— START —
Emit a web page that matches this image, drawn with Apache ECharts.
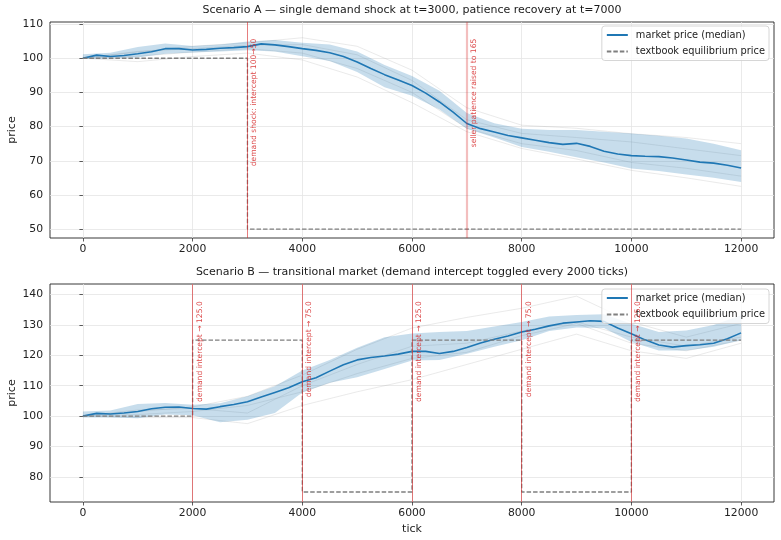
<!DOCTYPE html>
<html>
<head>
<meta charset="utf-8">
<script src="https://cdn.jsdelivr.net/npm/echarts@6/dist/echarts.min.js"></script>
<style>html,body{margin:0;padding:0;background:#fff}#chart{width:781px;height:540px}</style>
</head>
<body>
<div id="chart"></div>
<script>
// tick labels
const xTicks = [0, 2000, 4000, 6000, 8000, 10000, 12000];
const yTicksA = [50, 60, 70, 80, 90, 100, 110];
const yTicksB = [80, 90, 100, 110, 120, 130, 140];

// sampling of the read-off curves (ticks)
const medStep = 250, bandStep = 500, runStep = 1000;

// Scenario A: median price, 0..12000 every 250
const medianA = [100.0, 100.9, 100.5, 100.8, 101.3, 101.9, 102.8, 102.8, 102.4, 102.6,
  102.9, 103.1, 103.4, 104.2, 103.9, 103.4, 102.8, 102.3, 101.6, 100.5,
  98.9, 97.0, 95.2, 93.6, 92.0, 89.8, 87.2, 84.2, 80.9, 79.4,
  78.4, 77.4, 76.7, 76.0, 75.3, 74.8, 75.1, 74.2, 72.8, 72.0,
  71.5, 71.3, 71.2, 70.8, 70.2, 69.6, 69.3, 68.7, 67.9];
// Scenario A: band, every 500
const bandLoA = [99.8, 99.9, 100.2, 101.3, 101.7, 102.0, 102.3, 102.0, 100.6, 99.2,
  96.0, 91.5, 89.0, 85.0, 79.4, 76.8, 74.0, 72.6, 71.0, 69.5, 67.7, 67.0, 66.0, 65.0, 63.8];
const bandHiA = [101.2, 101.6, 103.3, 104.3, 103.6, 104.0, 104.9, 105.3, 104.5, 104.0,
  102.0, 98.0, 94.8, 90.5, 84.0, 81.0, 79.4, 79.0, 79.0, 78.5, 78.0, 77.3, 76.5, 75.0, 73.1];
// Scenario A: individual runs, every 1000
const runsA = [
  [100, 101.8, 103.5, 104.5, 106.0, 103.5, 96.5, 85.5, 80.4, 79.5, 77.9, 76.8, 75.0],
  [100, 99.0, 100.5, 101.5, 99.5, 94.5, 87.0, 78.5, 73.6, 70.5, 67.2, 65.0, 62.5],
  [100, 102.0, 102.8, 103.8, 104.0, 101.0, 93.5, 82.0, 78.0, 76.8, 75.5, 73.5, 71.5],
  [100, 100.6, 101.8, 102.8, 101.5, 97.0, 90.0, 79.5, 75.0, 73.0, 69.5, 67.8, 65.5]
];
const equilTicksA = [0, 3000, 3000, 12000];
const equilValsA = [100, 100, 50, 50];
const eventTicksA = [3000, 7000];
const eventLabelsA = ['demand shock: intercept 100→50', 'seller patience raised to 165'];

// Scenario B
const medianB = [100.0, 100.9, 100.7, 101.0, 101.5, 102.4, 102.9, 103.0, 102.5, 102.3,
  103.1, 103.8, 104.7, 106.3, 107.8, 109.3, 111.3, 112.6, 114.8, 116.9,
  118.5, 119.3, 119.8, 120.4, 121.3, 121.3, 120.6, 121.3, 122.6, 124.1,
  125.3, 126.4, 127.7, 128.6, 129.7, 130.6, 131.0, 131.4, 131.2, 129.0,
  127.1, 125.1, 123.4, 122.7, 123.2, 123.5, 124.0, 125.5, 127.4];
const bandLoB = [99.5, 99.5, 99.3, 100.5, 100.3, 98.0, 98.8, 101.0, 107.8, 111.0,
  112.8, 115.5, 118.3, 118.5, 120.5, 122.8, 125.0, 128.0, 129.2, 129.0, 124.4, 121.6, 121.6, 122.8, 125.0];
const bandHiB = [101.5, 101.8, 104.0, 104.3, 103.7, 104.2, 106.5, 109.8, 115.0, 118.5,
  122.5, 126.0, 127.2, 127.7, 128.0, 129.5, 131.0, 132.8, 133.3, 133.5, 130.4, 127.7, 128.2, 130.0, 133.2];
const runsB = [
  [100, 101.5, 103.0, 106.5, 113.5, 122.0, 129.0, 132.5, 135.5, 139.5, 131.0, 126.0, 130.5],
  [100, 99.5, 99.5, 97.5, 103.5, 108.0, 112.0, 117.0, 122.0, 127.0, 121.5, 119.0, 124.0],
  [100, 102.0, 102.5, 101.0, 110.0, 117.0, 123.0, 124.0, 128.0, 131.0, 126.0, 123.0, 126.0],
  [100, 100.5, 101.5, 103.5, 108.0, 114.0, 119.0, 121.0, 126.5, 130.5, 124.0, 121.5, 125.0]
];
const equilTicksB = [0, 2000, 2000, 4000, 4000, 6000, 6000, 8000, 8000, 10000, 10000, 12000];
const equilValsB = [100, 100, 125, 125, 75, 75, 125, 125, 75, 75, 125, 125];
const eventTicksB = [2000, 4000, 6000, 8000, 10000];
const eventLabelsB = ['demand intercept → 125.0', 'demand intercept → 75.0', 'demand intercept → 125.0',
  'demand intercept → 75.0', 'demand intercept → 125.0'];

const FONT = 'DejaVu Sans';
const BLUE = '#1f77b4';
const RANGE_A = [47.4, 110.6], RANGE_B = [71.7, 143.5];
const LABEL_TOP_A = 106.6, LABEL_TOP_B = 138.8;  // where the rotated event text ends

function pairs(step, vals) { return vals.map((v, i) => [i * step, v]); }

function bandSeries(idx, lo, hi) {
  return {
    type: 'custom', xAxisIndex: idx, yAxisIndex: idx, silent: true, z: 2,
    data: lo.map((v, i) => [i * bandStep, v, hi[i]]),
    encode: { x: 0, y: [1, 2] },
    renderItem: function (params, api) {
      if (params.dataIndex !== 0) return null;
      const pts = [];
      for (let i = 0; i < hi.length; i++) pts.push(api.coord([i * bandStep, hi[i]]));
      for (let i = lo.length - 1; i >= 0; i--) pts.push(api.coord([i * bandStep, lo[i]]));
      return { type: 'polygon', shape: { points: pts }, style: { fill: 'rgba(31,119,180,0.25)' } };
    }
  };
}

function panelSeries(idx, median, lo, hi, runs, eqT, eqV, evT, evL, wideIdx, yMin, labelTop) {
  const s = [];
  runs.forEach(r => s.push({
    type: 'line', xAxisIndex: idx, yAxisIndex: idx, symbol: 'none', silent: true, z: 1,
    data: pairs(runStep, r), lineStyle: { color: 'rgba(150,150,150,0.25)', width: 0.8 }
  }));
  s.push(bandSeries(idx, lo, hi));
  s.push({
    name: 'market price (median)', type: 'line', xAxisIndex: idx, yAxisIndex: idx,
    symbol: 'none', z: 3, data: pairs(medStep, median), lineStyle: { color: BLUE, width: 1.6 },
    itemStyle: { color: BLUE }
  });
  s.push({
    name: 'textbook equilibrium price', type: 'line', xAxisIndex: idx, yAxisIndex: idx,
    symbol: 'none', z: 4, data: eqT.map((t, i) => [t, eqV[i]]),
    lineStyle: { color: '#7f7f7f', width: 1.3, type: [4.5, 2] }, itemStyle: { color: '#7f7f7f' }
  });
  // event lines, full height
  s.push({
    type: 'line', xAxisIndex: idx, yAxisIndex: idx, data: [], z: 5, silent: true,
    markLine: {
      symbol: ['none', 'none'], silent: true, animation: false, label: { show: false },
      data: evT.map((t, i) => ({
        xAxis: t,
        lineStyle: i === wideIdx
          ? { color: 'rgba(214,39,40,0.3)', width: 2.2, type: 'solid' }
          : { color: 'rgba(214,39,40,0.6)', width: 1, type: 'solid' }
      }))
    }
  });
  // event texts, drawn along invisible lines that stop where the text ends
  s.push({
    type: 'line', xAxisIndex: idx, yAxisIndex: idx, data: [], z: 6, silent: true,
    markLine: {
      symbol: ['none', 'none'], silent: true, animation: false,
      lineStyle: { width: 0, color: 'rgba(0,0,0,0)' },
      label: {
        show: true, position: 'insideEndBottom', distance: 3,
        color: 'rgba(214,39,40,0.85)', fontSize: 7.6, fontFamily: FONT
      },
      data: evT.map((t, i) => [
        { coord: [t, yMin], label: { formatter: evL[i] } },
        { coord: [t, labelTop] }
      ])
    }
  });
  return s;
}

function xAxis(idx, name) {
  return {
    type: 'value', gridIndex: idx, min: -600, max: 12600,
    name: name, nameLocation: 'middle', nameGap: 22, nameMoveOverlap: false,
    nameTextStyle: { fontFamily: FONT, fontSize: 11, color: '#222' },
    axisLine: { show: false },
    axisTick: { show: true, customValues: xTicks, length: 3.5, lineStyle: { color: '#333', width: 0.8 } },
    axisLabel: { customValues: xTicks, fontFamily: FONT, fontSize: 10.8, color: '#222', margin: 6,
      formatter: v => String(v) },
    splitLine: { show: true, lineStyle: { color: '#e4e4e4', width: 0.8 } }
  };
}
function yAxis(idx, range, ticks) {
  return {
    type: 'value', gridIndex: idx, min: range[0], max: range[1],
    name: 'price', nameLocation: 'middle', nameGap: 32, nameMoveOverlap: false,
    nameTextStyle: { fontFamily: FONT, fontSize: 11, color: '#222' },
    axisLine: { show: false },
    axisTick: { show: true, customValues: ticks, length: 3.5, lineStyle: { color: '#333', width: 0.8 } },
    axisLabel: { customValues: ticks, fontFamily: FONT, fontSize: 10.8, color: '#222', margin: 7,
      formatter: v => String(v) },
    splitLine: { show: true, lineStyle: { color: '#e4e4e4', width: 0.8 } }
  };
}
function legend(top) {
  return {
    orient: 'vertical', right: 12, top: top, itemWidth: 21, itemHeight: 8, itemGap: 6.5,
    padding: [4, 4, 4, 4], borderColor: '#cccccc', borderWidth: 0.8, borderRadius: 3,
    backgroundColor: 'rgba(255,255,255,0.8)',
    itemStyle: { opacity: 0 },
    textStyle: { fontFamily: FONT, fontSize: 9.8, color: '#222', padding: [0, 0, 0, 3] },
    data: ['market price (median)', 'textbook equilibrium price']
  };
}

const chart = echarts.init(document.getElementById('chart'), null, { renderer: 'canvas' });
chart.setOption({
  animation: false,
  backgroundColor: '#fff',
  title: [
    { text: 'Scenario A — single demand shock at t=3000, patience recovery at t=7000', left: 412, top: 5, textAlign: 'center', padding: 0,
      textStyle: { fontFamily: FONT, fontSize: 11, fontWeight: 'normal', color: '#1a1a1a' } },
    { text: 'Scenario B — transitional market (demand intercept toggled every 2000 ticks)', left: 412, top: 267, textAlign: 'center', padding: 0,
      textStyle: { fontFamily: FONT, fontSize: 11, fontWeight: 'normal', color: '#1a1a1a' } }
  ],
  legend: [legend(26), legend(289)],
  grid: [
    { left: 50, right: 7, top: 22, height: 216, show: true, borderColor: '#222', borderWidth: 0.9,
      backgroundColor: 'transparent', outerBoundsMode: 'none', containLabel: false },
    { left: 50, right: 7, top: 284, height: 218, show: true, borderColor: '#222', borderWidth: 0.9,
      backgroundColor: 'transparent', outerBoundsMode: 'none', containLabel: false }
  ],
  xAxis: [xAxis(0, ''), xAxis(1, 'tick')],
  yAxis: [yAxis(0, RANGE_A, yTicksA), yAxis(1, RANGE_B, yTicksB)],
  series: [].concat(
    panelSeries(0, medianA, bandLoA, bandHiA, runsA, equilTicksA, equilValsA, eventTicksA, eventLabelsA, 1, RANGE_A[0], LABEL_TOP_A),
    panelSeries(1, medianB, bandLoB, bandHiB, runsB, equilTicksB, equilValsB, eventTicksB, eventLabelsB, -1, RANGE_B[0], LABEL_TOP_B)
  )
});
</script>
</body>
</html>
— END —
» **Directions**
Give nothing but the number of lines containing the string "that".

» **Exercise response**
2